Woodruff was the sole nay vote on the resolution.

New meeting times

The commissioners approved a resolution to move their regular meetings from Mondays to Tuesdays, beginning with the June 11 meeting.

Public Participation

During public participation, the commissioners heard from Western Rio Blanco Metropolitan Recreation and Parks District Director Tim Webber, seeking a building permit fee waiver for a 40 by 60 foot pavilion to be put up at Cedar Ridges Golf Course.

The HT asked the commissioners to explain why a meeting last week between commissioners Moyer and Rector and county staff members was not publicly noticed. In the meeting, which Rector described as “unplanned,” potential amendments to the county building code and management—financial and otherwise—of the county’s building department, were discussed.

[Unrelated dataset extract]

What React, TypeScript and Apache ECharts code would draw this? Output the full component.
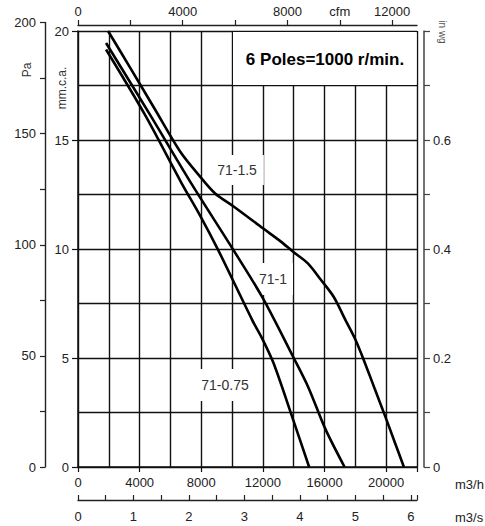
import React, { useEffect, useRef } from "react";
import * as echarts from "echarts";

// ---- data (flow in m3/h, pressure in mm c.a.) ----
const flow_71_150 = [1950, 3400, 5000, 6650, 7950, 8900, 10100, 12000, 13150, 14000, 14900, 15750, 16600, 17350, 18000, 18550, 19250, 19950, 20550, 21150];
const press_71_150 = [20, 18.3, 16.4, 14.45, 13.3, 12.55, 11.95, 10.95, 10.35, 9.85, 9.35, 8.6, 7.8, 6.75, 5.85, 4.9, 3.6, 2.3, 1.15, 0];

const flow_71_100 = [1820, 4680, 7400, 10000, 11950, 14000, 14950, 16050, 17300];
const press_71_100 = [19.45, 16.15, 12.95, 10.05, 7.8, 5.0, 3.65, 1.75, 0];

const flow_71_075 = [1820, 4350, 6700, 7950, 9100, 11300, 11950, 12700, 13900, 15000];
const press_71_075 = [19.15, 16.15, 13.05, 11.5, 9.95, 6.75, 5.9, 4.75, 2.3, 0];

const curveNames = ["71-1.5", "71-1", "71-0.75"];

const m3hTickLabels = [0, 4000, 8000, 12000, 16000, 20000];
const cfmTickLabels = [0, 4000, 8000, 12000];
const cfmUnitAt = 10000;
const m3sTickLabels = [0, 1, 2, 3, 4, 5, 6];
const mmTickLabels = [0, 5, 10, 15, 20];
const paTickLabels = [0, 50, 100, 150, 200];
const inwgTickLabels = [0, 0.2, 0.4, 0.6];

const FLOW_MAX = 22000;
const MM_MAX = 20;
const M3H_PER_CFM = 1.699;
const M3H_PER_M3S = 3600;
const PA_PER_MM = 9.81;

const FONT = "Liberation Sans, Arial, Helvetica, sans-serif";
const LBL = { fontFamily: FONT, fontSize: 13, color: "#222" };

const pairs = (xs: number[], ys: number[]) => xs.map((x, i) => [x, ys[i]]);

export default function App() {
  const ref = useRef<HTMLDivElement>(null);
  useEffect(() => {
    if (!ref.current) return;
    const chart = echarts.init(ref.current, null, { renderer: "svg" });

    const gridLeft = 78, gridTop = 31, gridRight = 68, gridBottom = 59;
    const plotH = 526 - gridTop - gridBottom;
    const paMaxPx = (200 / PA_PER_MM / MM_MAX) * plotH;
    const paTop = 526 - gridBottom - paMaxPx;

    const near = (v: number, arr: number[], eps = 1e-6) => arr.some((a) => Math.abs(a - v) < eps);

    const lineStyle = { color: "#000", width: 2.6 };

    const option: any = {
      animation: false,
      backgroundColor: "#fff",
      grid: [
        { left: gridLeft, top: gridTop, right: gridRight, bottom: gridBottom },
        { left: 45, top: paTop, width: 1, bottom: gridBottom },
      ],
      xAxis: [
        {
          gridIndex: 0, type: "value", position: "bottom", min: 0, max: FLOW_MAX, interval: 2000,
          axisLine: { show: true, onZero: false, lineStyle: { color: "#111", width: 1.5 } },
          axisTick: { show: false }, axisLabel: { show: false },
          splitLine: { show: true, lineStyle: { color: "#111", width: 1.4 } },
        },
        {
          gridIndex: 0, type: "value", position: "bottom", min: 0, max: FLOW_MAX, interval: 4000,
          axisLine: { show: false, onZero: false },
          axisTick: { show: true, length: 5, lineStyle: { color: "#111", width: 1.2 } },
          axisLabel: { ...LBL, margin: 9, formatter: (v: number) => (near(v, m3hTickLabels) ? String(v) : "") },
          splitLine: { show: false },
        },
        {
          gridIndex: 0, type: "value", position: "top", offset: 6, min: 0, max: FLOW_MAX / M3H_PER_CFM, interval: 2000,
          axisLine: { show: true, onZero: false, lineStyle: { color: "#222", width: 1.3 } },
          axisTick: { show: true, length: 5, lineStyle: { color: "#222", width: 1.2 }, customValues: [0, 2000, 4000, 6000, 8000, 10000, 12000] },
          axisLabel: {
            ...LBL, margin: 7,
            customValues: [...cfmTickLabels, cfmUnitAt],
            formatter: (v: number) => (Math.abs(v - cfmUnitAt) < 1e-6 ? "cfm" : near(v, cfmTickLabels) ? String(v) : ""),
          },
          splitLine: { show: false },
        },
        {
          gridIndex: 0, type: "value", position: "bottom", offset: 33, min: 0, max: FLOW_MAX / M3H_PER_M3S, interval: 0.5,
          axisLine: { show: true, onZero: false, lineStyle: { color: "#222", width: 1.3 } },
          axisTick: { show: true, inside: true, length: 5, lineStyle: { color: "#222", width: 1.2 } },
          axisLabel: { ...LBL, margin: 10, formatter: (v: number) => (near(v, m3sTickLabels) ? String(Math.round(v)) : "") },
          splitLine: { show: false },
        },
        { gridIndex: 1, type: "value", show: false, min: 0, max: 1 },
      ],
      yAxis: [
        {
          gridIndex: 0, type: "value", position: "left", min: 0, max: MM_MAX, interval: 2.5,
          axisLine: { show: true, onZero: false, lineStyle: { color: "#111", width: 1.5 } },
          axisTick: { show: false }, axisLabel: { show: false },
          splitLine: { show: true, lineStyle: { color: "#111", width: 1.4 } },
        },
        {
          gridIndex: 0, type: "value", position: "left", min: 0, max: MM_MAX, interval: 5,
          axisLine: { show: false, onZero: false },
          axisTick: { show: true, length: 6, lineStyle: { color: "#111", width: 1.2 } },
          axisLabel: { ...LBL, margin: 9, formatter: (v: number) => (near(v, mmTickLabels) ? String(v) : "") },
          splitLine: { show: false },
        },
        {
          gridIndex: 0, type: "value", position: "right", offset: 7, min: 0, max: 0.8, interval: 0.1,
          axisLine: { show: true, onZero: false, lineStyle: { color: "#444", width: 1.5 } },
          axisTick: { show: true, length: 6, lineStyle: { color: "#444", width: 1.2 } },
          axisLabel: { ...LBL, margin: 9, formatter: (v: number) => (near(v, inwgTickLabels) ? String(Math.round(v * 10) / 10) : "") },
          splitLine: { show: false },
        },
        {
          gridIndex: 1, type: "value", position: "left", min: 0, max: 200, interval: 25,
          axisLine: { show: true, onZero: false, lineStyle: { color: "#222", width: 1.4 } },
          axisTick: { show: true, length: 5, lineStyle: { color: "#222", width: 1.2 } },
          axisLabel: { ...LBL, margin: 9, formatter: (v: number) => (near(v, paTickLabels) ? String(v) : "") },
          splitLine: { show: false },
        },
      ],
      series: [
        { name: curveNames[0], type: "line", xAxisIndex: 0, yAxisIndex: 0, data: pairs(flow_71_150, press_71_150), smooth: 0.3, symbol: "none", lineStyle, z: 3 },
        { name: curveNames[1], type: "line", xAxisIndex: 0, yAxisIndex: 0, data: pairs(flow_71_100, press_71_100), smooth: 0.3, symbol: "none", lineStyle, z: 3 },
        { name: curveNames[2], type: "line", xAxisIndex: 0, yAxisIndex: 0, data: pairs(flow_71_075, press_71_075), smooth: 0.3, symbol: "none", lineStyle, z: 3 },
      ],
      graphic: [
        { type: "rect", z: 1, shape: { x: 233, y: 32, width: 183.5, height: 53 }, style: { fill: "#fff" } },
        {
          type: "text", z: 1, x: 325, y: 59,
          style: { text: "6 Poles=1000 r/min.", font: `bold 17px ${FONT}`, fill: "#000", align: "center", verticalAlign: "middle" },
        },
        {
          type: "text", z: 1, x: 237, y: 170,
          style: { text: curveNames[0], font: `14px ${FONT}`, fill: "#333", align: "center", verticalAlign: "middle", backgroundColor: "#fff", padding: [8, 7] },
        },
        {
          type: "text", z: 1, x: 273, y: 279,
          style: { text: curveNames[1], font: `14px ${FONT}`, fill: "#333", align: "center", verticalAlign: "middle", backgroundColor: "#fff", padding: [9, 6] },
        },
        {
          type: "text", z: 1, x: 225, y: 385,
          style: { text: curveNames[2], font: `14px ${FONT}`, fill: "#333", align: "center", verticalAlign: "middle", backgroundColor: "#fff", padding: [9, 4] },
        },
        { type: "text", z: 1, x: 455, y: 484, style: { text: "m3/h", font: `13px ${FONT}`, fill: "#222", align: "left", verticalAlign: "middle" } },
        { type: "text", z: 1, x: 455, y: 517, style: { text: "m3/s", font: `13px ${FONT}`, fill: "#222", align: "left", verticalAlign: "middle" } },
        { type: "text", z: 1, x: 27, y: 70, rotation: Math.PI / 2, style: { text: "Pa", font: `12px ${FONT}`, fill: "#333", align: "center", verticalAlign: "middle" } },
        { type: "text", z: 1, x: 62, y: 88, rotation: Math.PI / 2, style: { text: "mm.c.a.", font: `12px ${FONT}`, fill: "#333", align: "center", verticalAlign: "middle" } },
        { type: "text", z: 1, x: 442, y: 32, rotation: -Math.PI / 2, style: { text: "in wg", font: `10px ${FONT}`, fill: "#555", align: "center", verticalAlign: "middle" } },
      ],
    };
    chart.setOption(option);
    return () => chart.dispose();
  }, []);
  return <div ref={ref} style={{ position: "absolute", left: 0, top: 0, width: 485, height: 526 }} />;
}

Commissioner Moyer said in his thinking the meeting fell under the “day-to-day management” definition, which doesn’t require public notice. Day-to-day management is, according to county attorney Todd Starr, items that do not involve policy-making, such as the purchase of office supplies. The HT asked Starr via email about the propriety of the impromptu meeting, but had not received a response as of press time. Vicky Edwards, assistant to the county attorney, recommended that “to be safe” the commissioners should notify her within 24 hours if two or more of them will be in attendance at a meeting.

Regular business:

approved the liquor licenses for Range Call events

approved a letter terminating the state tobacco education and prevention partnership contract

opened bids for the roofing project at the Rangely Airport

extended the contract for the crackfill project to July 15

approved a “quitclaim” deed for the so-called “Colorow #2” bridge for $10. The bridge was donated to the county years ago. It’s on private property with no access and the county doesn’t have the funds to upgrade it or maintain it, so it was returned to the current property owners, the 4M Ranch.

approved $6,750 for scholarships for the Mountain West Youth Football League from TANF (Temporary Assistance for Needy Families) federal funding.